It's not for the faint of heart.

Welcome to my slightly silly, often odd, and mostly messy life.

Tuesday, December 21, 2010

Why Does He Do That? Inside the Minds of Angry and Controlling Men.

I'm reading this book as a part of my therapy.   In all honesty I started out doubting that this book really applied to me.  You see I knew my X was mean to me. I recognized that he treated me very disrespectfully- but he didn't hit me.  I didn't identify myself as a "victim" or an "abused woman".

Part of what I'm struggling with, emotionally, is that I feel this need to prove myself right or correct.  I give detailed accounts and suffer a great deal of anxiety when I feel like people don't believe me - or if my version of events is questioned.  I can't figure out why its so important for me, why I have a desperate need to be approved of and believed.... my Dr. believes it's a long standing issue developed from having to constantly stand my ground with my X and argue my worth in an effort to gain respect - which I never managed to achieve. 

It's becoming clearer to me that manipulation and mental abuse is just as dangerous to a person's well being as physical abuse.  If you suffer a bruise or a broken bone there are people all over the place who will encourage you to leave him - to offer support and assistance. When your abuser uses words, intimidation, financial pressures, and disrespect it's easily hidden and many will tell you to "work it out for the sake of the kids" or if he's truly manipulative he'll seem friendly and generous of spirit to those outside of his marriage and they simply won't believe he's capable of being abusive.

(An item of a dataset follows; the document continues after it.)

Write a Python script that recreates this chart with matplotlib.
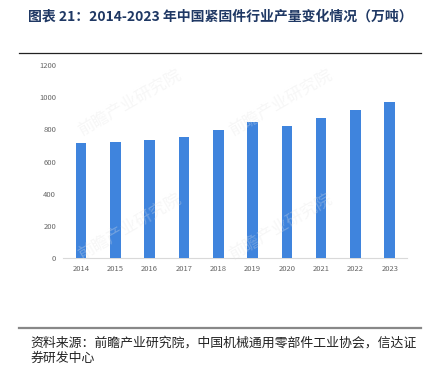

How many women hear "He's such a good father, you're so lucky" as though that's an excuse to bully, disrespect, and hurt you behind doors.  One of the chapters in this book deals with the "good father" who is abusive to his wife - and how many of us will overlook our own hardships for the sake of our kids.... but it's all a big lie.  Because a good father treats his wife with respect at all times. A good father is a partner and a supporter to showcase to his children how they should expect to be treated in their adult relationships.  Plus, kids see and know more than we give them credit for. They wake up hearing angry voices at night, or catch glimpses of tears when we don't know they're looking.  My X left my girls with a horrible example of how a man treats his children and his wife.  All I can hope is that I do better by them in the future and I find a masculine roll model that shows them love, respect, patience, and strength at ALL times, not just when life is easy and there isn't any kind of stress or conflict.

I think BLT is that kind of man.  All of the warning signs identified in this book are exact opposites of his daily behavior and choices.  He's kind above all - even when other's aren't looking.  He's mature, respectful, patient, generous with time and open to laugh - even at himself.   He accepts responsibility for his actions and apologizes if he's in the wrong.

My goal is to identify how my behavior changed over the years in response to mental and emotional abuse, and then figure out WHY I do the things I do so that I don't repeat the mistakes I've made in the past.  I think a large part of it is simply accepting that I was in fact mistreated, and then accepting my own value so that I don't allow myself to treated this way again.

Now if it were just that simple... but I'm trying. I'm growing.  I'm learning.


  1. That's awesome. So glad to see you breaking new ground on things.


  2. Oh my god, the light just went off. This is me. My soon-to-be ex never respected my feelings or opinions and just belittled me constantly. I felt like I was always fighting to be heard, fighting for validation. The same thing still happens with my father. Just this week I spoke up at work about a coworker that wasn't pulling his weight, he expects all of the women to pick up his slack. He got irate, angry and lashed out at me when I questioned this. The next morning I was shaking, sweating, just generally freaking out before I walked into the office, dreading his reaction, his anger. Reading your post made me realize the abuse I've endured in my life and how I physically and mentally react to it. Thank you so much for posting about this today. It gives me so much to think about. Love your blog!